* **WORK REQUIRED**:
Do not copy the pictures; transcribe all other material exactly.

* **DATASET CONTENT**:
===

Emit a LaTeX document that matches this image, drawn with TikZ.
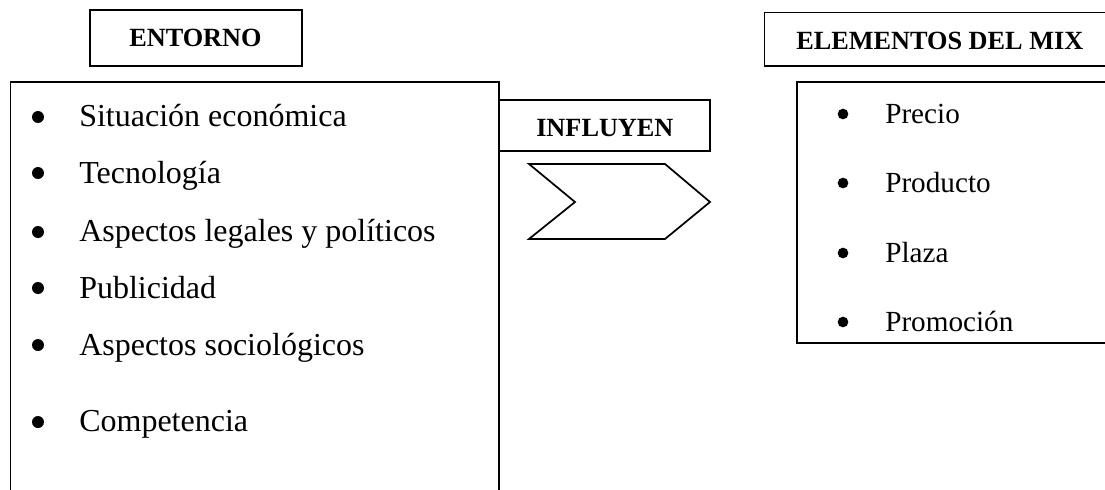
\documentclass[tikz,border=0pt]{standalone}
\usepackage{fontspec}
\setmainfont{Liberation Serif}
\begin{document}
\begin{tikzpicture}[x=0.75pt,y=-0.75pt,
  frame/.style={draw=black,line width=1.3pt},
  head/.style={anchor=base west,inner sep=0pt,font=\fontsize{19.7pt}{22pt}\selectfont\bfseries},
  leftitem/.style={anchor=base west,inner sep=0pt,font=\fontsize{24pt}{28pt}\selectfont},
  rightitem/.style={anchor=base west,inner sep=0pt,font=\fontsize{21.9pt}{26pt}\selectfont},
  leftdot/.style={circle,fill=black,inner sep=0pt,minimum size=9pt},
  rightdot/.style={circle,fill=black,inner sep=0pt,minimum size=8pt}]
\useasboundingbox (0,0) rectangle (1105,489);
\begin{scope}
\clip (0,0) rectangle (1105,489);
\draw[frame] (90,10) rectangle (302,66);
\draw[frame] (10.5,520) -- (10.5,82) -- (499,82) -- (499,520);
\draw[frame] (499,100) -- (710,100) -- (710,151) -- (499,151);
\draw[frame,line join=miter] (529,164) -- (665,164) -- (710,202) -- (665,239) -- (529,239) -- (575,202) -- cycle;
\draw[frame] (1120,12.5) -- (764.5,12.5) -- (764.5,66) -- (1120,66);
\draw[frame] (1120,82) -- (797,82) -- (797,343) -- (1120,343);
\end{scope}
\node[head] (entorno) at (129,46) {ENTORNO};
\node[head] (elementos) at (796,49) {ELEMENTOS DEL MIX};
\node[head] (influyen) at (536,136) {INFLUYEN};
\node[leftdot] (d1) at (38,117) {};
\node[leftdot] (d2) at (38,173) {};
\node[leftdot] (d3) at (38,232) {};
\node[leftdot] (d4) at (38,288) {};
\node[leftdot] (d5) at (38,345) {};
\node[leftdot] (d6) at (38,422) {};
\node[leftitem] (l1) at (79,126) {Situación económica};
\node[leftitem] (l2) at (79,183) {Tecnología};
\node[leftitem] (l3) at (79,241) {Aspectos legales y políticos};
\node[leftitem] (l4) at (79,298) {Publicidad};
\node[leftitem] (l5) at (79,355) {Aspectos sociológicos};
\node[leftitem] (l6) at (79,431) {Competencia};
\node[rightdot] (r1) at (843,114) {};
\node[rightdot] (r2) at (843,183) {};
\node[rightdot] (r3) at (843,253) {};
\node[rightdot] (r4) at (843,322) {};
\node[rightitem] (p1) at (885,123) {Precio};
\node[rightitem] (p2) at (885,192) {Producto};
\node[rightitem] (p3) at (885,262) {Plaza};
\node[rightitem] (p4) at (885,331) {Promoción};
\end{tikzpicture}
\end{document}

===

* **SOLUTION FOR THIS PROBLEM**:
Emit a LaTeX document that matches this image, drawn with TikZ.
\documentclass[tikz,border=0pt]{standalone}
\usepackage{fontspec}
\setmainfont{Liberation Serif}
\begin{document}
\begin{tikzpicture}[x=0.75pt,y=-0.75pt,
  frame/.style={draw=black,line width=1.3pt},
  head/.style={anchor=base west,inner sep=0pt,font=\fontsize{19.7pt}{22pt}\selectfont\bfseries},
  leftitem/.style={anchor=base west,inner sep=0pt,font=\fontsize{24pt}{28pt}\selectfont},
  rightitem/.style={anchor=base west,inner sep=0pt,font=\fontsize{21.9pt}{26pt}\selectfont},
  leftdot/.style={circle,fill=black,inner sep=0pt,minimum size=9pt},
  rightdot/.style={circle,fill=black,inner sep=0pt,minimum size=8pt}]
\useasboundingbox (0,0) rectangle (1105,489);
\begin{scope}
\clip (0,0) rectangle (1105,489);
\draw[frame] (90,10) rectangle (302,66);
\draw[frame] (10.5,520) -- (10.5,82) -- (499,82) -- (499,520);
\draw[frame] (499,100) -- (710,100) -- (710,151) -- (499,151);
\draw[frame,line join=miter] (529,164) -- (665,164) -- (710,202) -- (665,239) -- (529,239) -- (575,202) -- cycle;
\draw[frame] (1120,12.5) -- (764.5,12.5) -- (764.5,66) -- (1120,66);
\draw[frame] (1120,82) -- (797,82) -- (797,343) -- (1120,343);
\end{scope}
\node[head] (entorno) at (129,46) {ENTORNO};
\node[head] (elementos) at (796,49) {ELEMENTOS DEL MIX};
\node[head] (influyen) at (536,136) {INFLUYEN};
\node[leftdot] (d1) at (38,117) {};
\node[leftdot] (d2) at (38,173) {};
\node[leftdot] (d3) at (38,232) {};
\node[leftdot] (d4) at (38,288) {};
\node[leftdot] (d5) at (38,345) {};
\node[leftdot] (d6) at (38,422) {};
\node[leftitem] (l1) at (79,126) {Situación económica};
\node[leftitem] (l2) at (79,183) {Tecnología};
\node[leftitem] (l3) at (79,241) {Aspectos legales y políticos};
\node[leftitem] (l4) at (79,298) {Publicidad};
\node[leftitem] (l5) at (79,355) {Aspectos sociológicos};
\node[leftitem] (l6) at (79,431) {Competencia};
\node[rightdot] (r1) at (843,114) {};
\node[rightdot] (r2) at (843,183) {};
\node[rightdot] (r3) at (843,253) {};
\node[rightdot] (r4) at (843,322) {};
\node[rightitem] (p1) at (885,123) {Precio};
\node[rightitem] (p2) at (885,192) {Producto};
\node[rightitem] (p3) at (885,262) {Plaza};
\node[rightitem] (p4) at (885,331) {Promoción};
\end{tikzpicture}
\end{document}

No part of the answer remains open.